Often, it’s easier to see what’s going on in a contingency table if we draw a mosaic plot:

mosaicplot(cont)

It looks like, with feedback, people are about 50:50 on whether they would testify. Without feedback, a large majority would not testify.

Is this a real effect, or could it just be down to chance? As we covered in the Relationships worksheet, the best way to look at this is with a Bayesian test. We use the cont contingency table we generated above:

library(BayesFactor, quietly = TRUE)
contingencyTableBF(cont, sampleType = "indepMulti", fixedMargin = "rows" )
Bayes factor analysis
--------------
[1] Non-indep. (a=1) : 1201.46 ±0%

Against denominator:
  Null, independence, a = 1 
---
Bayes factor type: BFcontingencyTable, independent multinomial

We’ve set fixedMargin = "rows" because the rows of the contingency table represent the groups created by the experimenter (Feedback vs. No Feedback).

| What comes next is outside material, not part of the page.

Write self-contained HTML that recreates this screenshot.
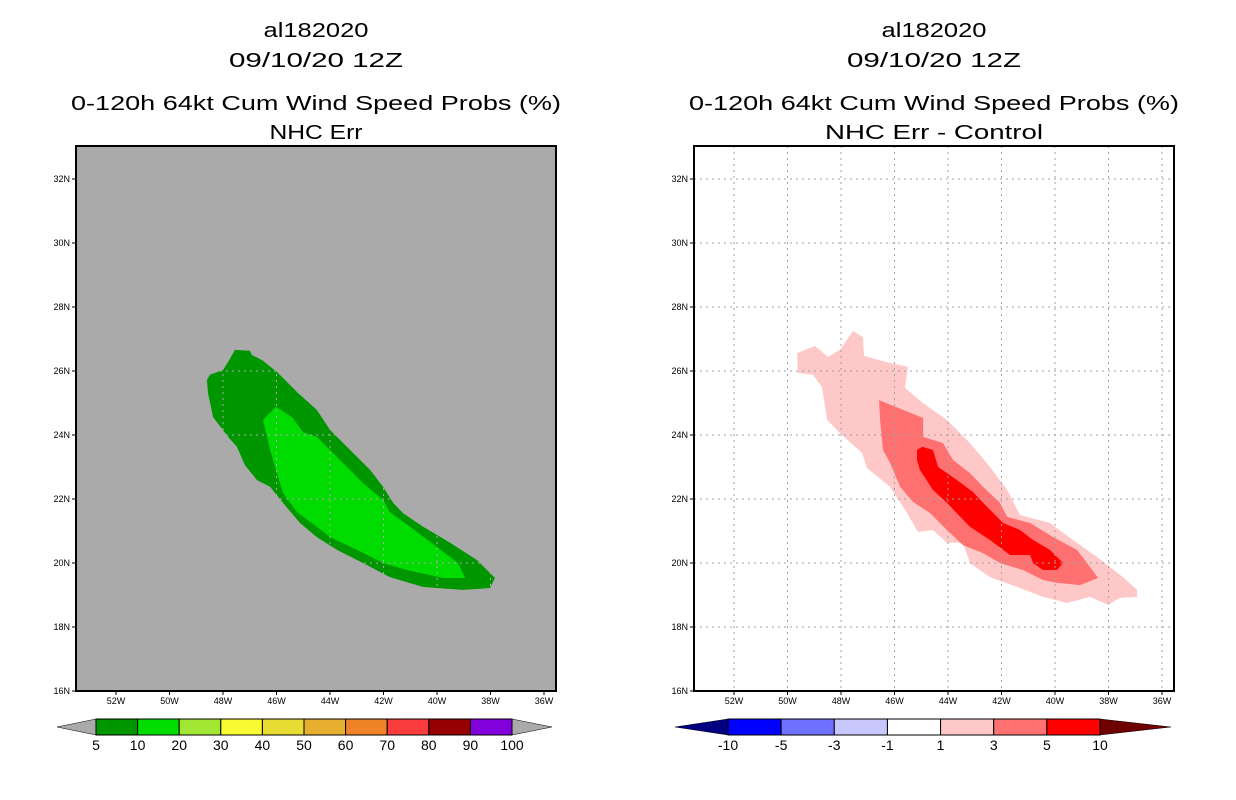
<!DOCTYPE html>
<html><head><meta charset="utf-8"><style>
html,body{margin:0;padding:0;background:#fff;}
svg{display:block;font-family:"Liberation Sans",sans-serif;}
</style></head><body>
<svg id="chart" width="1236" height="800" viewBox="0 0 1236 800" xmlns="http://www.w3.org/2000/svg"></svg>
<script>
const latTicks=[16,18,20,22,24,26,28,30,32];
const lonTicks=[52,50,48,46,44,42,40,38,36];
const leftTitles=["al182020","09/10/20 12Z","0-120h 64kt Cum Wind Speed Probs (%)","NHC Err"];
const rightTitles=["al182020","09/10/20 12Z","0-120h 64kt Cum Wind Speed Probs (%)","NHC Err - Control"];
const probLabels=["5","10","20","30","40","50","60","70","80","90","100"];
const probColors=["#009600","#00dc00","#a0e632","#fafa32","#e6dc32","#e6af2d","#f08228","#fa3c3c","#960000","#8200dc"];
const diffLabels=["-10","-5","-3","-1","1","3","5","10"];
const diffColors=["#0000ff","#7070ff","#c8c8ff","#ffffff","#ffc8c8","#ff7070","#ff0000"];
// contour polygons [lonW, latN]
const green5=[[47.55,26.66],[46.99,26.63],[46.92,26.5],[46.54,26.34],[45.98,25.97],[45.23,25.34],[44.49,24.78],[44.0,24.16],[43.25,23.53],[42.5,22.91],[42.02,22.38],[41.64,21.88],[41.27,21.56],[40.52,21.13],[39.51,20.63],[38.5,20.09],[37.83,19.53],[38.02,19.22],[39.03,19.16],[40.52,19.25],[41.76,19.56],[42.77,20.0],[43.74,20.41],[44.49,20.81],[45.12,21.25],[45.76,21.88],[46.24,22.38],[46.73,22.59],[47.18,23.06],[47.48,23.63],[47.81,23.94],[48.37,24.56],[48.56,25.31],[48.6,25.72],[48.49,25.88],[48.0,26.03],[47.81,26.28]];
const green10=[[46.02,24.88],[45.42,24.56],[45.01,24.09],[44.49,23.94],[44.0,23.53],[43.36,23.0],[42.77,22.5],[42.02,21.97],[41.76,21.59],[41.01,21.13],[40.0,20.5],[39.21,20.0],[38.95,19.53],[39.78,19.53],[41.12,19.78],[42.02,20.0],[42.99,20.41],[44.0,20.81],[44.49,21.13],[45.23,21.59],[45.76,22.19],[45.98,22.81],[46.24,23.53],[46.5,24.47]];
const diff1=[[49.64,26.56],[48.97,26.78],[48.49,26.44],[48.04,26.66],[47.55,27.25],[47.18,27.06],[47.14,26.47],[46.17,26.25],[45.5,26.13],[45.61,25.47],[44.93,25.0],[44.04,24.47],[43.18,23.75],[42.43,23.0],[41.79,22.28],[41.31,21.5],[40.19,21.25],[39.33,20.72],[38.43,20.19],[37.46,19.56],[36.93,19.16],[36.93,18.94],[37.57,18.91],[38.02,18.69],[38.69,18.94],[39.55,18.75],[40.45,18.94],[41.42,19.25],[42.43,19.56],[43.18,20.0],[43.44,20.63],[44.04,20.63],[44.56,21.03],[45.12,20.97],[45.53,21.56],[46.17,22.38],[47.03,22.97],[47.21,23.44],[48.04,24.06],[48.52,24.47],[48.71,25.5],[49.05,25.88],[49.61,25.94]];
const diff3=[[46.58,25.09],[44.93,24.53],[44.93,23.94],[44.19,23.75],[43.81,23.22],[43.18,22.81],[42.69,22.38],[42.06,21.88],[41.79,21.44],[40.93,21.25],[40.07,20.81],[39.18,20.41],[38.8,20.0],[38.39,19.53],[39.07,19.31],[39.93,19.38],[40.45,19.47],[41.2,19.78],[42.06,20.0],[42.69,20.31],[43.44,20.56],[44.04,21.03],[44.67,21.56],[45.31,21.91],[45.79,22.38],[46.17,23.13],[46.43,23.53],[46.54,24.47]];
const diff5=[[45.16,23.53],[44.97,23.63],[44.56,23.53],[44.37,23.0],[43.66,22.59],[43.07,22.22],[42.69,21.88],[41.94,21.25],[41.31,21.03],[40.82,20.72],[40.19,20.41],[39.7,20.0],[39.93,19.78],[40.45,19.78],[40.82,20.0],[40.93,20.25],[41.68,20.25],[42.43,20.72],[43.18,21.13],[44.04,21.88],[44.56,22.28],[45.05,22.91],[45.16,23.22]];

const NS="http://www.w3.org/2000/svg";
const svg=document.getElementById('chart');
function mk(tag,attrs,parent){const e=document.createElementNS(NS,tag);for(const k in attrs)e.setAttribute(k,attrs[k]);(parent||svg).appendChild(e);return e;}
function panel(ox,titles,bg,name){
  const g=mk('g',{});
  
  
  const X=lon=>ox+116+(52-lon)*26.75;
  const Y=lat=>691-(lat-16)*32;
  const x0=ox+76,x1=ox+556,y0=146,y1=691;
  const bgr=mk('rect',{x:x0,y:y0,width:x1-x0,height:y1-y0,fill:bg},g);
  
  
  const ys=[30,60,103,132],sz=[20,20,20,20],lens=[105,174,490,ox?218:93];
  titles.forEach((t,i)=>{const e=mk('text',{x:ox+316,y:ys[i]+7,'text-anchor':'middle','font-size':sz[i],textLength:lens[i],lengthAdjust:'spacingAndGlyphs',fill:'#000'},g);e.textContent=t;
    
    });
  return {g,X,Y,x0,x1,y0,y1};
}
function poly(p,pts,fill,name){
  const e=mk('polygon',{points:pts.map(q=>p.X(q[0]).toFixed(1)+','+p.Y(q[1]).toFixed(1)).join(' '),fill:fill},p.g);
  
  
}
function axes(p,gridColor){
  lonTicks.forEach(l=>{const x=p.X(l);
    const gl=mk('line',{x1:x,x2:x,y1:p.y0,y2:p.y1,stroke:gridColor,'stroke-width':1,'stroke-dasharray':'2,4'},p.g);
    
    
    mk('line',{x1:x,x2:x,y1:p.y1,y2:p.y1+4,stroke:'#000'},p.g);
    const t=mk('text',{x:x,y:p.y1+13,'text-anchor':'middle','font-size':9,fill:'#000'},p.g);t.textContent=l+'W';
    
    });
  latTicks.forEach(l=>{const y=p.Y(l);
    if(l>16&&l<33){const gl=mk('line',{x1:p.x0,x2:p.x1,y1:y,y2:y,stroke:gridColor,'stroke-width':1,'stroke-dasharray':'2,4'},p.g);
    
    }
    mk('line',{x1:p.x0-4,x2:p.x0,y1:y,y2:y,stroke:'#000'},p.g);
    const t=mk('text',{x:p.x0-6,y:y+3,'text-anchor':'end','font-size':9,fill:'#000'},p.g);t.textContent=l+'N';
    
    });
  const b=mk('rect',{x:p.x0,y:p.y0,width:p.x1-p.x0,height:p.y1-p.y0,fill:'none',stroke:'#000','stroke-width':2},p.g);
  
  
}
function colorbar(p,bx0,bx1,tl,tr,cols,labels,lc,rc,name){
  const g=mk('g',{},p.g);
  
  
  const y0=719,y1=735,ym=727,w=(bx1-bx0)/cols.length;
  mk('polygon',{points:`${tl},${ym} ${bx0},${y0} ${bx0},${y1}`,fill:lc,stroke:'#000','stroke-width':0.5},g);
  mk('polygon',{points:`${tr},${ym} ${bx1},${y0} ${bx1},${y1}`,fill:rc,stroke:'#000','stroke-width':0.5},g);
  cols.forEach((c,i)=>{const r=mk('rect',{x:bx0+i*w,y:y0,width:w,height:y1-y0,fill:c,stroke:'#000','stroke-width':1},g);
    
    });
  labels.forEach((l,i)=>{const t=mk('text',{x:bx0+i*w,y:750,'text-anchor':'middle','font-size':14,fill:'#000'},g);t.textContent=l;
    
    });
}
const L=panel(0,leftTitles,'#aaaaaa','left-panel');
poly(L,green5,probColors[0],'prob-5-contour');
poly(L,green10,probColors[1],'prob-10-contour');
axes(L,'#aaaaaa');
colorbar(L,96,512,57,552,probColors,probLabels,'#aaaaaa','#aaaaaa','prob-colorbar');
const R=panel(618,rightTitles,'#ffffff','right-panel');
poly(R,diff1,diffColors[4],'diff-1-contour');
poly(R,diff3,diffColors[5],'diff-3-contour');
poly(R,diff5,diffColors[6],'diff-5-contour');
axes(R,'#a0a0a0');
colorbar(R,728,1100,675,1171,diffColors,diffLabels,'#000080','#6e0000','diff-colorbar');
</script>
</body></html>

The Bayes Factor here is about 1200, so it’s over a thousand times more likely there is a real difference, than there isn’t.

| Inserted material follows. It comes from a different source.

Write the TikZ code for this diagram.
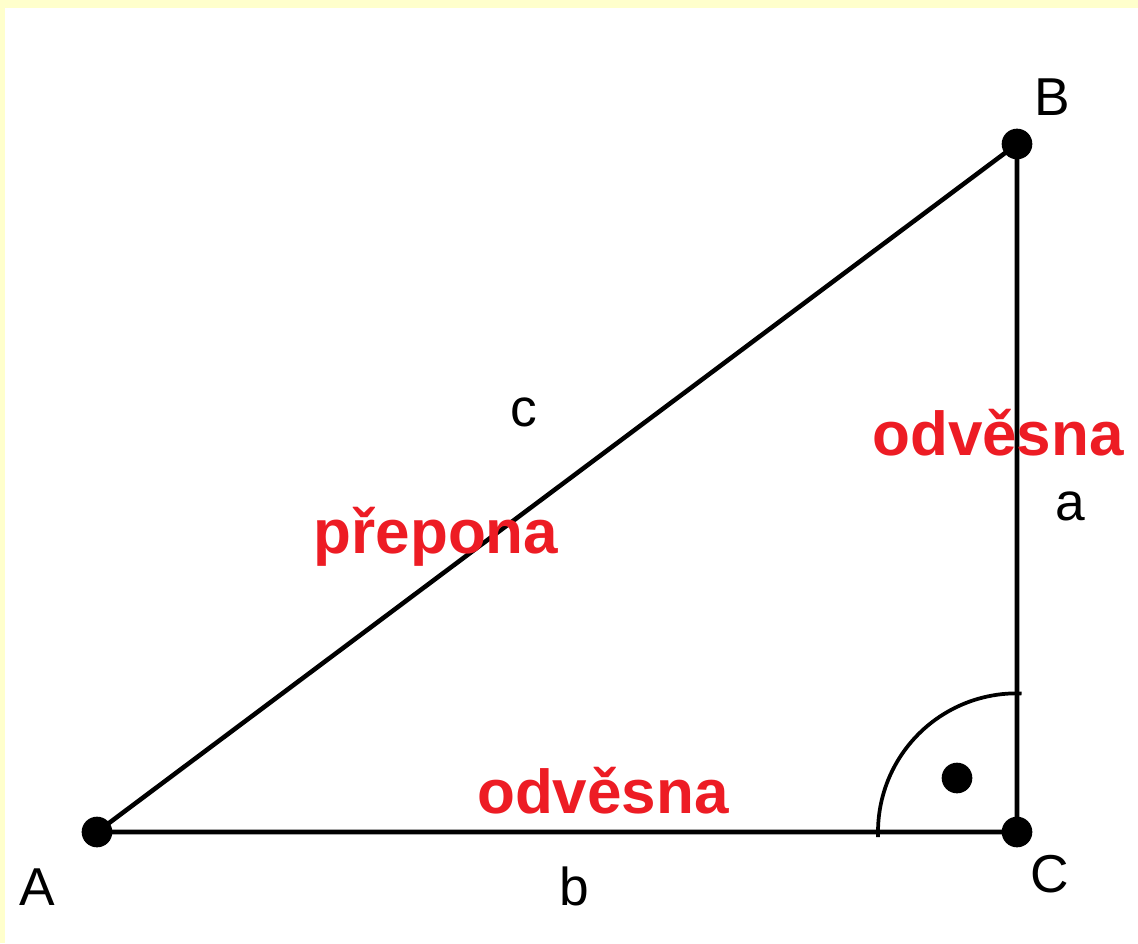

Did the thief shove the victim?

Now do the same analyses as above, but on question 6, “Did the thief shove the victim?”. To do this you change the command cont <- table(lup$Cond, lup$Q2) so that you get a contingency table for question 6. You can then re-run the commands above to get the answers.

Enter the Bayes Factor for question 6 into PsycEL.

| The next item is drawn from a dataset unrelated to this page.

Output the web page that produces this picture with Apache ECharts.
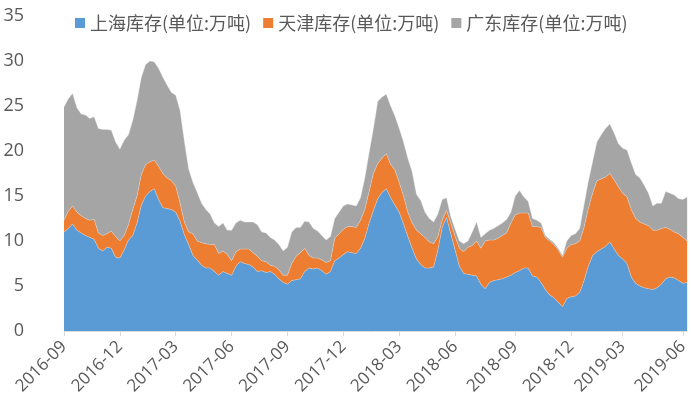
<!DOCTYPE html>
<html>
<head>
<meta charset="utf-8">
<script src="https://cdn.jsdelivr.net/npm/echarts@6/dist/echarts.min.js"></script>
<style>
  html, body { margin: 0; padding: 0; background: #fff; }
  #chart { width: 691px; height: 404px; }
</style>
</head>
<body>
<div id="chart"></div>
<script>
// 周度数据, 2016-09-02 起每周五一个点
var startDate = '2016-09-02';
var weekCount = 146;

// x 轴刻度标签 (每季度)
var tickLabels = ['2016-09', '2016-12', '2017-03', '2017-06', '2017-09', '2017-12',
                  '2018-03', '2018-06', '2018-09', '2018-12', '2019-03', '2019-06'];

// 上海库存 (万吨)
var shanghai = [
  11.0, 11.4, 11.9, 11.2, 10.9, 10.6, 10.4, 10.2, 9.2, 8.9,
  9.3, 9.2, 8.2, 8.1, 9.0, 10.1, 10.6, 12.0, 14.0, 15.0,
  15.5, 15.8, 14.6, 13.7, 13.6, 13.5, 13.2, 12.2, 10.7, 9.6,
  8.4, 7.9, 7.3, 7.0, 7.0, 6.6, 6.2, 6.6, 6.4, 6.2,
  7.2, 7.7, 7.5, 7.4, 7.1, 6.6, 6.7, 6.5, 6.6, 6.3,
  5.8, 5.4, 5.2, 5.6, 5.7, 5.8, 6.6, 7.0, 6.9, 7.0,
  6.7, 6.3, 6.6, 7.8, 8.1, 8.5, 8.8, 8.7, 8.6, 9.2,
  10.3, 12.0, 13.4, 14.7, 15.4, 15.8, 14.8, 14.0, 13.2, 11.9,
  10.5, 9.2, 8.0, 7.4, 7.0, 7.0, 7.1, 9.0, 11.5, 12.6,
  10.8, 9.0, 7.2, 6.4, 6.3, 6.2, 6.1, 5.2, 4.7, 5.4,
  5.6, 5.7, 5.8, 6.0, 6.2, 6.5, 6.7, 7.0, 7.0, 6.1,
  6.0, 5.4, 4.6, 4.0, 3.7, 3.2, 2.7, 3.6, 3.8, 3.9,
  4.3, 5.6, 7.2, 8.4, 8.8, 9.1, 9.4, 9.9, 9.1, 8.4,
  8.0, 7.5, 6.0, 5.3, 5.0, 4.8, 4.7, 4.6, 4.8, 5.2,
  5.8, 6.0, 5.9, 5.6, 5.3, 5.4
];

// 天津库存 (万吨)
var tianjin = [
  1.3, 1.9, 2.0, 2.0, 1.9, 1.9, 1.9, 2.2, 1.7, 1.7,
  1.5, 1.9, 2.3, 1.9, 1.6, 1.7, 2.9, 3.0, 3.4, 3.5,
  3.3, 3.2, 3.7, 3.8, 3.4, 3.2, 2.9, 2.0, 1.4, 1.4,
  2.4, 2.1, 2.5, 2.7, 2.6, 3.0, 2.4, 2.3, 2.1, 1.6,
  1.6, 1.4, 1.6, 1.7, 1.6, 1.7, 1.1, 1.2, 0.7, 0.9,
  1.0, 0.8, 1.0, 1.9, 2.6, 2.9, 2.6, 1.4, 1.2, 1.1,
  1.2, 1.3, 1.2, 2.5, 2.7, 2.8, 2.8, 2.9, 2.9, 3.1,
  3.2, 3.5, 4.1, 3.9, 3.8, 3.9, 3.7, 3.9, 3.3, 3.1,
  2.7, 2.8, 3.2, 3.4, 3.4, 2.9, 2.6, 1.5, 0.8, 0.8,
  1.2, 1.5, 2.0, 2.4, 3.0, 3.3, 3.9, 4.0, 5.3, 4.7,
  4.5, 4.6, 4.8, 4.9, 5.8, 6.4, 6.4, 6.1, 6.1, 5.5,
  5.6, 6.1, 5.8, 6.0, 5.9, 5.8, 5.5, 5.6, 5.8, 5.8,
  5.7, 5.9, 6.4, 6.9, 7.9, 7.8, 7.7, 7.6, 7.7, 7.6,
  7.3, 7.4, 7.5, 7.2, 7.1, 7.1, 7.0, 6.6, 6.4, 6.2,
  5.7, 5.3, 5.1, 5.2, 5.1, 4.6
];

// 广东库存 (万吨)
var guangdong = [
  12.6, 12.5, 12.5, 11.6, 11.3, 11.5, 11.3, 11.4, 11.6, 11.8,
  11.6, 11.2, 10.5, 10.2, 10.6, 10.0, 9.9, 10.6, 10.8, 11.1,
  11.2, 10.9, 10.9, 10.7, 10.3, 9.8, 10.1, 10.3, 9.0, 7.0,
  5.7, 5.4, 4.4, 3.8, 3.4, 2.4, 3.0, 3.1, 2.7, 3.4,
  3.2, 3.2, 3.0, 3.0, 3.4, 3.5, 3.2, 3.2, 3.1, 2.9,
  2.8, 2.7, 3.1, 3.5, 3.2, 2.8, 3.0, 3.7, 3.3, 3.0,
  2.7, 2.5, 2.7, 2.2, 2.4, 2.6, 2.5, 2.4, 2.4, 2.5,
  3.5, 4.3, 5.0, 6.9, 6.8, 6.6, 6.5, 6.0, 6.0, 6.0,
  6.0, 5.7, 4.0, 3.7, 2.8, 2.6, 2.4, 2.5, 2.3, 1.4,
  0.7, 0.8, 0.8, 0.9, 0.7, 1.5, 2.1, 1.2, 0.8, 1.1,
  1.3, 1.4, 1.4, 1.5, 1.2, 2.1, 2.5, 1.8, 1.3, 0.9,
  0.7, 0.5, 0.2, 0.2, 0.2, 0.2, 0.2, 0.8, 1.0, 1.1,
  1.4, 2.5, 3.0, 3.5, 4.3, 4.9, 5.4, 5.5, 5.2, 4.8,
  5.0, 5.2, 5.2, 4.9, 4.9, 4.3, 3.6, 2.7, 3.0, 2.8,
  4.0, 4.0, 4.1, 3.9, 4.2, 4.9
];

// 生成每周日期
var dates = [];
var d0 = new Date(startDate + 'T00:00:00Z');
for (var i = 0; i < weekCount; i++) {
  var d = new Date(d0.getTime() + i * 7 * 86400000);
  dates.push(d.toISOString().slice(0, 10));
}

// 每个刻度月份的第一周显示标签
var shown = {};
dates.forEach(function (v, idx) {
  var m = v.slice(0, 7);
  if (tickLabels.indexOf(m) >= 0 && !(m in shown)) shown[m] = idx;
});
function isTick(idx, v) {
  return shown[v.slice(0, 7)] === idx;
}

var textColor = '#595959';
var axisFont = 'Open Sans, DejaVu Sans, sans-serif';

function areaSeries(name, data, color) {
  return {
    name: name,
    type: 'line',
    stack: 'total',
    data: data,
    symbol: 'none',
    lineStyle: { width: 0.6, color: '#e8e8e8', opacity: 0.6 },
    areaStyle: { color: color, opacity: 1 },
    itemStyle: { color: color }
  };
}

var myChart = echarts.init(document.getElementById('chart'));
var options = {
  animation: false,
  legend: {
    top: 9,
    left: 70,
    itemWidth: 10,
    itemHeight: 10,
    itemGap: 12,
    icon: 'rect',
    textStyle: { color: textColor, fontSize: 18, fontFamily: '"Noto Sans CJK SC", sans-serif' },
    data: ['上海库存(单位:万吨)', '天津库存(单位:万吨)', '广东库存(单位:万吨)']
  },
  grid: { left: 64, right: 0, top: 16, bottom: 73 },
  xAxis: {
    type: 'category',
    boundaryGap: false,
    data: dates,
    axisLine: { lineStyle: { color: '#d9d9d9', width: 1 } },
    axisTick: { show: true, interval: isTick, length: 5, lineStyle: { color: '#d9d9d9' } },
    axisLabel: {
      interval: isTick,
      rotate: 45,
      margin: 13,
      color: textColor,
      fontSize: 17,
      fontFamily: axisFont,
      formatter: function (v) { return v.slice(0, 7); }
    },
    splitLine: { show: false }
  },
  yAxis: {
    type: 'value',
    min: 0,
    max: 35,
    interval: 5,
    axisLine: { show: false },
    axisTick: { show: false },
    splitLine: { show: false },
    axisLabel: { color: textColor, fontSize: 18, fontFamily: axisFont, margin: 40 }
  },
  series: [
    areaSeries('上海库存(单位:万吨)', shanghai, '#5b9bd5'),
    areaSeries('天津库存(单位:万吨)', tianjin, '#ed7d31'),
    areaSeries('广东库存(单位:万吨)', guangdong, '#a5a5a5')
  ]
};
myChart.setOption(options);
</script>
</body>
</html>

Using the convention that there is a difference if BF > 3, there isn’t a difference if BF < 0.33, and if it’s between 0.33 and 3, we’re unsure, select difference, no difference, or unsure, on PsycEL.

How was your view of the scene?

Relevant worksheet: Group Differences, Evidence

Did participants think their view was better if they were told they made the correct decision? In this case, we have one ordered variable (Q3, their rating of their view on a 1-100 scale), and one unordered variable (Cond - whether they got feedback or not).

We start by looking to see how the mean scores on Question 3 differ for those who were and weren’t given feedback. As we saw in the Group Differences worksheet, we use the group_by, summarise, and mean commands to do this:

lup %>% group_by(Cond) %>% summarise(mean(Q3))
# A tibble: 2 x 2
  Cond        `mean(Q3)`
  <chr>            <dbl>
1 Feedback          45.6
2 No Feedback       41.2

As before, you can safely ignore the “ungrouping” message that you receive.

It looks like there’s a small difference, with the ratings of their view slightly higher in the feedback condition – but how does this between-group difference compare to the within-group variability? As we covered in the Group Differences worksheet, this most easily looked at with a scaled density plot:

lup %>% ggplot(aes(Q3, colour=factor(Cond))) + geom_density(aes(y=..scaled..)) 

This graph tells a somewhat different story to the means. The two groups almost completely overlap, with the main difference being that the No Feedback participants mostly give scores close to 50, while the Feedback participants give a broader range of scores.

At this point, the most pressing question is probably whether the difference observed in the mean scores is likely to be real, or whether it’s more likely down to chance. As we saw in the Evidence worksheet, the best way to look at this is with a Bayesian t-test:

ttestBF(formula = Q3 ~ Cond, data = data.frame(lup))
Bayes factor analysis
--------------
[1] Alt., r=0.707 : 0.3230296 ±0%

Against denominator:
  Null, mu1-mu2 = 0 
---
Bayes factor type: BFindepSample, JZS

The Bayes Factor in this case is about 1/3, meaning it’s about three times as likely there isn’t a difference as there is.

How long they thought they saw the thief’s face

Did participants who were told they were right think they saw the thief’s face for longer? This was addressed by Question 4 (column Q4 in data frame lup). By changing Q3 to Q4 in the commands above, you can answer this question.

Enter the mean viewing time for each condition, and the Bayes Factor for the difference, into PsycEL.

Using the convention that there is a difference if BF > 3, there isn’t a difference if BF < 0.33, and if it’s between 0.33 and 3, we’re unsure, select difference, no difference, or unsure, into PsycEL.


This material is distributed under a Creative Commons licence. CC-BY-SA 4.0.